GIVEN REQUEST: Reproduce the listing below in its entirety. Change nothing.

STORED DATA:
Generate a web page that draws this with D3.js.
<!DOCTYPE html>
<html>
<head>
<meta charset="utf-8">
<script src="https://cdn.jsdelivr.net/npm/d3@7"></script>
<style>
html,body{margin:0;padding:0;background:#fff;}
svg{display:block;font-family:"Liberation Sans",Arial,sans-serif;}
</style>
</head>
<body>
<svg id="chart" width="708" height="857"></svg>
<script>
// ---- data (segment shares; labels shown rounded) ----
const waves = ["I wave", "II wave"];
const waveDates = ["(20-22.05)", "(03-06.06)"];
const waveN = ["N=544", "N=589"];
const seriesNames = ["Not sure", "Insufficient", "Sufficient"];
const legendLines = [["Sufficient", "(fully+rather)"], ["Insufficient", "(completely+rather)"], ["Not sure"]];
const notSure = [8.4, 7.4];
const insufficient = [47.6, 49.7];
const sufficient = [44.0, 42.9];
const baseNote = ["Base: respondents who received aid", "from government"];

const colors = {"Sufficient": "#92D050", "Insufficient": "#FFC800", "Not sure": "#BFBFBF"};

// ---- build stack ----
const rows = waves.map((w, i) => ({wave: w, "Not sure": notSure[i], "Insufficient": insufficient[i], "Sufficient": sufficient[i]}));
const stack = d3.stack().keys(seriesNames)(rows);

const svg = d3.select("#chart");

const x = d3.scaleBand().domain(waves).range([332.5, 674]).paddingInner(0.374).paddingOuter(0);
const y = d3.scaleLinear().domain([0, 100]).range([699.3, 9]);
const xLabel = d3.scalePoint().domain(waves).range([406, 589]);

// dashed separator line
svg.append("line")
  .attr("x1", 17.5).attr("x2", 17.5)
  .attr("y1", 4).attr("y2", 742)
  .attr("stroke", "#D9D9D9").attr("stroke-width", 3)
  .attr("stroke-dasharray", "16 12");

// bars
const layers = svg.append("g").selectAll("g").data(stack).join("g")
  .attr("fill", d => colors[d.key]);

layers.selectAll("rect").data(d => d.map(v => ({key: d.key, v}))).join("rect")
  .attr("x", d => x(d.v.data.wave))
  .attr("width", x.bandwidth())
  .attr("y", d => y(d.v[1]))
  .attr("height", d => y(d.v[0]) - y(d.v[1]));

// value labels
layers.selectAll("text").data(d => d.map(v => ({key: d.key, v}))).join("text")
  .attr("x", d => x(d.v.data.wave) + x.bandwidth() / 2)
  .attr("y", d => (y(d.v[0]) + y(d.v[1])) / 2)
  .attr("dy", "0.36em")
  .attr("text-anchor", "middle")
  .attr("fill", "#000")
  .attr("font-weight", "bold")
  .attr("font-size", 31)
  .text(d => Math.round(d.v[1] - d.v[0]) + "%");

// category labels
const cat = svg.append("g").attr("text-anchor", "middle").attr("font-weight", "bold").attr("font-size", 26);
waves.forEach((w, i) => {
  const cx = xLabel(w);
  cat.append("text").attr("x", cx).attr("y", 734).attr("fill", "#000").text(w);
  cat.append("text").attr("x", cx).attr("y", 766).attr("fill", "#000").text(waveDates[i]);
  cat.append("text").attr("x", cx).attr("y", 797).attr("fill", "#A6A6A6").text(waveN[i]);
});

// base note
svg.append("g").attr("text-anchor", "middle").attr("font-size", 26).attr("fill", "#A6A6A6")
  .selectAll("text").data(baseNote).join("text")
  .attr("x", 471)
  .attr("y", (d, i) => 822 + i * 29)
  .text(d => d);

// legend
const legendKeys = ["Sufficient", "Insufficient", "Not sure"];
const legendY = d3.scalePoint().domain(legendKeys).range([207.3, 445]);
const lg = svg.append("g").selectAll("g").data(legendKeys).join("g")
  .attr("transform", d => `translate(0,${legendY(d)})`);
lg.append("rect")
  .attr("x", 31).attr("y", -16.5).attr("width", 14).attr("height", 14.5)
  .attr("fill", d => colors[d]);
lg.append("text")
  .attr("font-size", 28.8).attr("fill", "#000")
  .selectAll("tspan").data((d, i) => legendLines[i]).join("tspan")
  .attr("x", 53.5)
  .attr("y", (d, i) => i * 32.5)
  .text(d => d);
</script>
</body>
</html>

ANSWER BELOW:
Generate a web page that draws this with D3.js.
<!DOCTYPE html>
<html>
<head>
<meta charset="utf-8">
<script src="https://cdn.jsdelivr.net/npm/d3@7"></script>
<style>
html,body{margin:0;padding:0;background:#fff;}
svg{display:block;font-family:"Liberation Sans",Arial,sans-serif;}
</style>
</head>
<body>
<svg id="chart" width="708" height="857"></svg>
<script>
// ---- data (segment shares; labels shown rounded) ----
const waves = ["I wave", "II wave"];
const waveDates = ["(20-22.05)", "(03-06.06)"];
const waveN = ["N=544", "N=589"];
const seriesNames = ["Not sure", "Insufficient", "Sufficient"];
const legendLines = [["Sufficient", "(fully+rather)"], ["Insufficient", "(completely+rather)"], ["Not sure"]];
const notSure = [8.4, 7.4];
const insufficient = [47.6, 49.7];
const sufficient = [44.0, 42.9];
const baseNote = ["Base: respondents who received aid", "from government"];

const colors = {"Sufficient": "#92D050", "Insufficient": "#FFC800", "Not sure": "#BFBFBF"};

// ---- build stack ----
const rows = waves.map((w, i) => ({wave: w, "Not sure": notSure[i], "Insufficient": insufficient[i], "Sufficient": sufficient[i]}));
const stack = d3.stack().keys(seriesNames)(rows);

const svg = d3.select("#chart");

const x = d3.scaleBand().domain(waves).range([332.5, 674]).paddingInner(0.374).paddingOuter(0);
const y = d3.scaleLinear().domain([0, 100]).range([699.3, 9]);
const xLabel = d3.scalePoint().domain(waves).range([406, 589]);

// dashed separator line
svg.append("line")
  .attr("x1", 17.5).attr("x2", 17.5)
  .attr("y1", 4).attr("y2", 742)
  .attr("stroke", "#D9D9D9").attr("stroke-width", 3)
  .attr("stroke-dasharray", "16 12");

// bars
const layers = svg.append("g").selectAll("g").data(stack).join("g")
  .attr("fill", d => colors[d.key]);

layers.selectAll("rect").data(d => d.map(v => ({key: d.key, v}))).join("rect")
  .attr("x", d => x(d.v.data.wave))
  .attr("width", x.bandwidth())
  .attr("y", d => y(d.v[1]))
  .attr("height", d => y(d.v[0]) - y(d.v[1]));

// value labels
layers.selectAll("text").data(d => d.map(v => ({key: d.key, v}))).join("text")
  .attr("x", d => x(d.v.data.wave) + x.bandwidth() / 2)
  .attr("y", d => (y(d.v[0]) + y(d.v[1])) / 2)
  .attr("dy", "0.36em")
  .attr("text-anchor", "middle")
  .attr("fill", "#000")
  .attr("font-weight", "bold")
  .attr("font-size", 31)
  .text(d => Math.round(d.v[1] - d.v[0]) + "%");

// category labels
const cat = svg.append("g").attr("text-anchor", "middle").attr("font-weight", "bold").attr("font-size", 26);
waves.forEach((w, i) => {
  const cx = xLabel(w);
  cat.append("text").attr("x", cx).attr("y", 734).attr("fill", "#000").text(w);
  cat.append("text").attr("x", cx).attr("y", 766).attr("fill", "#000").text(waveDates[i]);
  cat.append("text").attr("x", cx).attr("y", 797).attr("fill", "#A6A6A6").text(waveN[i]);
});

// base note
svg.append("g").attr("text-anchor", "middle").attr("font-size", 26).attr("fill", "#A6A6A6")
  .selectAll("text").data(baseNote).join("text")
  .attr("x", 471)
  .attr("y", (d, i) => 822 + i * 29)
  .text(d => d);

// legend
const legendKeys = ["Sufficient", "Insufficient", "Not sure"];
const legendY = d3.scalePoint().domain(legendKeys).range([207.3, 445]);
const lg = svg.append("g").selectAll("g").data(legendKeys).join("g")
  .attr("transform", d => `translate(0,${legendY(d)})`);
lg.append("rect")
  .attr("x", 31).attr("y", -16.5).attr("width", 14).attr("height", 14.5)
  .attr("fill", d => colors[d]);
lg.append("text")
  .attr("font-size", 28.8).attr("fill", "#000")
  .selectAll("tspan").data((d, i) => legendLines[i]).join("tspan")
  .attr("x", 53.5)
  .attr("y", (d, i) => i * 32.5)
  .text(d => d);
</script>
</body>
</html>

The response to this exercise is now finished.